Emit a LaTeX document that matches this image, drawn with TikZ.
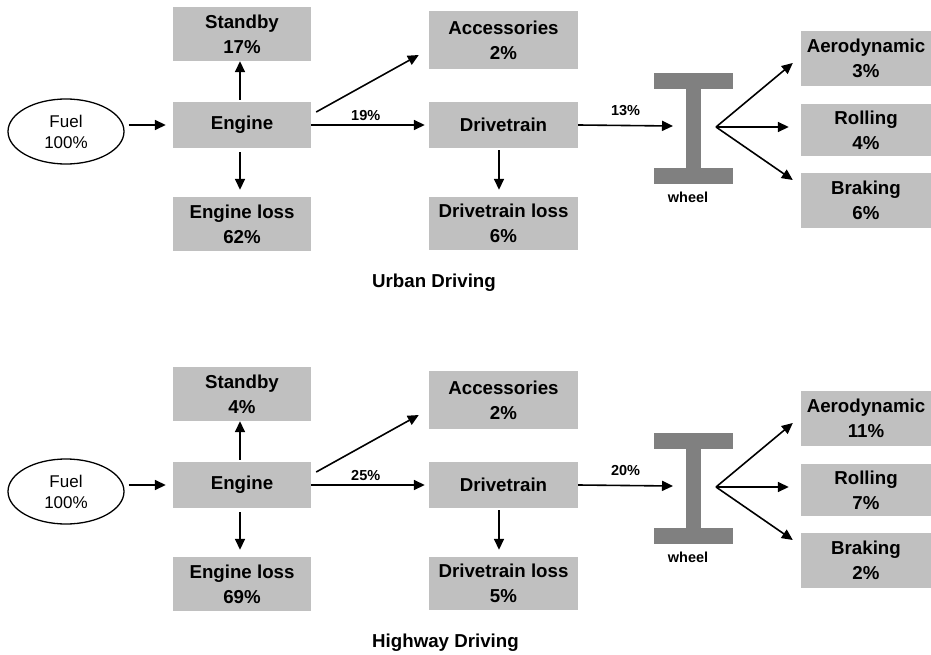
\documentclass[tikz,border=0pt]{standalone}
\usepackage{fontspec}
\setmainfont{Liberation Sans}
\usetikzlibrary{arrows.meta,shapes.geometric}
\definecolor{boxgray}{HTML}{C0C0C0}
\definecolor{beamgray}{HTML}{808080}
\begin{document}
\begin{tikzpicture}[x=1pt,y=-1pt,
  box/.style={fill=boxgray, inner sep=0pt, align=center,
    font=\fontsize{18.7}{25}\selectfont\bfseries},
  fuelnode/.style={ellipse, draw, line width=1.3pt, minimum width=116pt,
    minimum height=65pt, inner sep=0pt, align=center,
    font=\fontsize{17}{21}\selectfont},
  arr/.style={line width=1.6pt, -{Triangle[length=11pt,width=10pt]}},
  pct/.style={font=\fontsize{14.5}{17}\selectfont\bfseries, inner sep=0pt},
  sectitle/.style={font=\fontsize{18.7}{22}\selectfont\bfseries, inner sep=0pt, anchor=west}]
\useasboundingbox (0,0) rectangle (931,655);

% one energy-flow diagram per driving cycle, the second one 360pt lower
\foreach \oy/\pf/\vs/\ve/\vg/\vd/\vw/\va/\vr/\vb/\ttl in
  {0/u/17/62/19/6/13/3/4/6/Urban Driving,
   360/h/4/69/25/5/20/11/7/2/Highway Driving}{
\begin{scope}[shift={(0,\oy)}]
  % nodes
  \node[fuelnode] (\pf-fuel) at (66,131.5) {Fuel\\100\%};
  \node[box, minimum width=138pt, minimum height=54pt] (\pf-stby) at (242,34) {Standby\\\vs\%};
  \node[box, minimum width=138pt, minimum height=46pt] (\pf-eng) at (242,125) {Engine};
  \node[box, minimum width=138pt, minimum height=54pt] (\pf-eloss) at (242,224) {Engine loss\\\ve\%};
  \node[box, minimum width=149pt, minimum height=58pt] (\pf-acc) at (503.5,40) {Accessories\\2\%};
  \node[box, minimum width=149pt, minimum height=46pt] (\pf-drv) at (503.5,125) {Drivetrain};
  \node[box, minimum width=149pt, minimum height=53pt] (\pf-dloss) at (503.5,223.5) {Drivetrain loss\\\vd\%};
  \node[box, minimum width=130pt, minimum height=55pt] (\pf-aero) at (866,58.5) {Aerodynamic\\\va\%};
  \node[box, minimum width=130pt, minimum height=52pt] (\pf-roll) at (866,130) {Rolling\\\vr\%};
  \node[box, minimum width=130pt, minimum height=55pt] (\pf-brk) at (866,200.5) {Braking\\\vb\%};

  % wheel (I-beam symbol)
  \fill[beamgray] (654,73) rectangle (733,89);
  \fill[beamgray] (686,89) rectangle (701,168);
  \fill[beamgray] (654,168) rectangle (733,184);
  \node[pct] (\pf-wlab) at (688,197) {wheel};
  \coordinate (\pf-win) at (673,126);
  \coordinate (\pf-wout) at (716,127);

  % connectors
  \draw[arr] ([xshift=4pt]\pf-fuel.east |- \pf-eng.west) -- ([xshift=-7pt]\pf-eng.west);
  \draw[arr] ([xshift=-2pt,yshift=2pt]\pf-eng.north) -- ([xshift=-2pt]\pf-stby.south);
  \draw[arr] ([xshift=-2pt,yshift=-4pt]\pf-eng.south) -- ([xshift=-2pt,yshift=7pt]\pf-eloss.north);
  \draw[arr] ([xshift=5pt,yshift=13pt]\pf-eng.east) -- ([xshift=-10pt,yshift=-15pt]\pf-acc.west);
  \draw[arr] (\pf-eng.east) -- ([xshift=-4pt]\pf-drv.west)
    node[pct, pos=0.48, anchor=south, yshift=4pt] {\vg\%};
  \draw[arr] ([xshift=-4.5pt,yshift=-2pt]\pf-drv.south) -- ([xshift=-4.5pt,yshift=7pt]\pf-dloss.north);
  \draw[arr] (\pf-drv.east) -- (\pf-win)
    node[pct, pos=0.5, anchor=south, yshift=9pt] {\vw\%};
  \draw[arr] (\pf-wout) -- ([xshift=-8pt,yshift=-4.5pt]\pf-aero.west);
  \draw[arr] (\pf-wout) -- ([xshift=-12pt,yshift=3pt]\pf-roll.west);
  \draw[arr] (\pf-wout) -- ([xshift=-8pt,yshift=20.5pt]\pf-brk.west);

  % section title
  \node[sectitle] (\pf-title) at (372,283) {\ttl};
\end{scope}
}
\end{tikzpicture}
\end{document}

--

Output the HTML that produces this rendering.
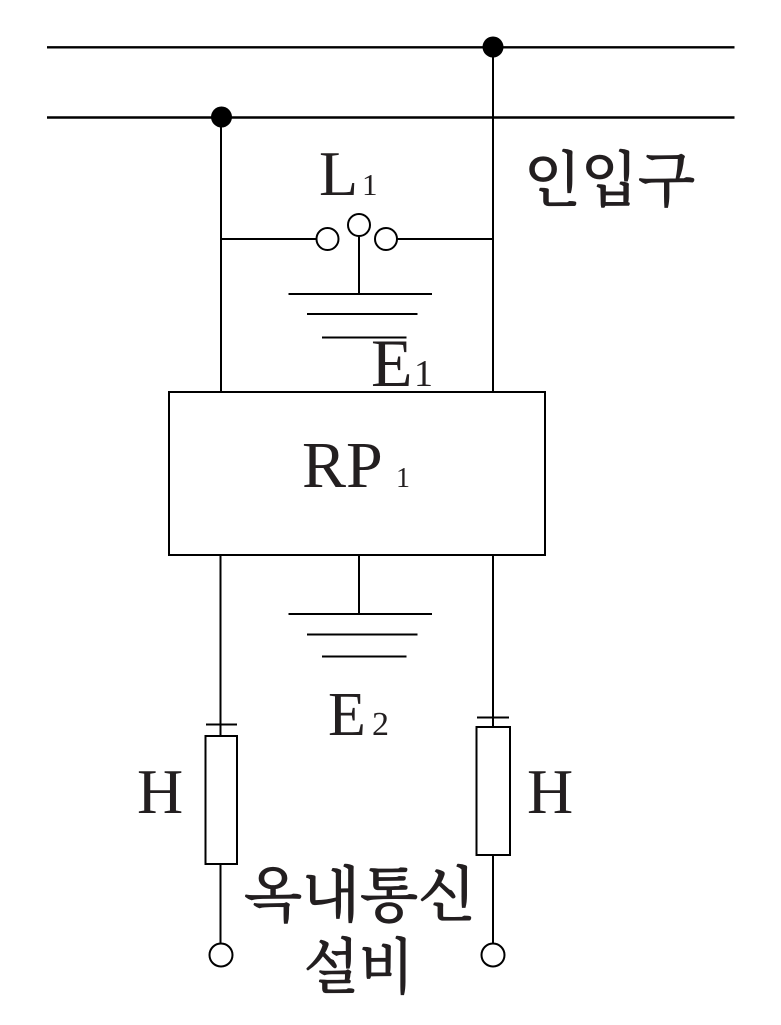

Task prompt —
Write out the lines running from the one that contains "Emit a LaTeX" through the one that contains "(0,0) rectangle (931,655);", ends included, and nothing else. Pictures stay out of the copy.

Result of the task —
Emit a LaTeX document that matches this image, drawn with TikZ.
\documentclass[tikz,border=0pt]{standalone}
\usepackage{fontspec}
\setmainfont{Liberation Sans}
\usetikzlibrary{arrows.meta,shapes.geometric}
\definecolor{boxgray}{HTML}{C0C0C0}
\definecolor{beamgray}{HTML}{808080}
\begin{document}
\begin{tikzpicture}[x=1pt,y=-1pt,
  box/.style={fill=boxgray, inner sep=0pt, align=center,
    font=\fontsize{18.7}{25}\selectfont\bfseries},
  fuelnode/.style={ellipse, draw, line width=1.3pt, minimum width=116pt,
    minimum height=65pt, inner sep=0pt, align=center,
    font=\fontsize{17}{21}\selectfont},
  arr/.style={line width=1.6pt, -{Triangle[length=11pt,width=10pt]}},
  pct/.style={font=\fontsize{14.5}{17}\selectfont\bfseries, inner sep=0pt},
  sectitle/.style={font=\fontsize{18.7}{22}\selectfont\bfseries, inner sep=0pt, anchor=west}]
\useasboundingbox (0,0) rectangle (931,655);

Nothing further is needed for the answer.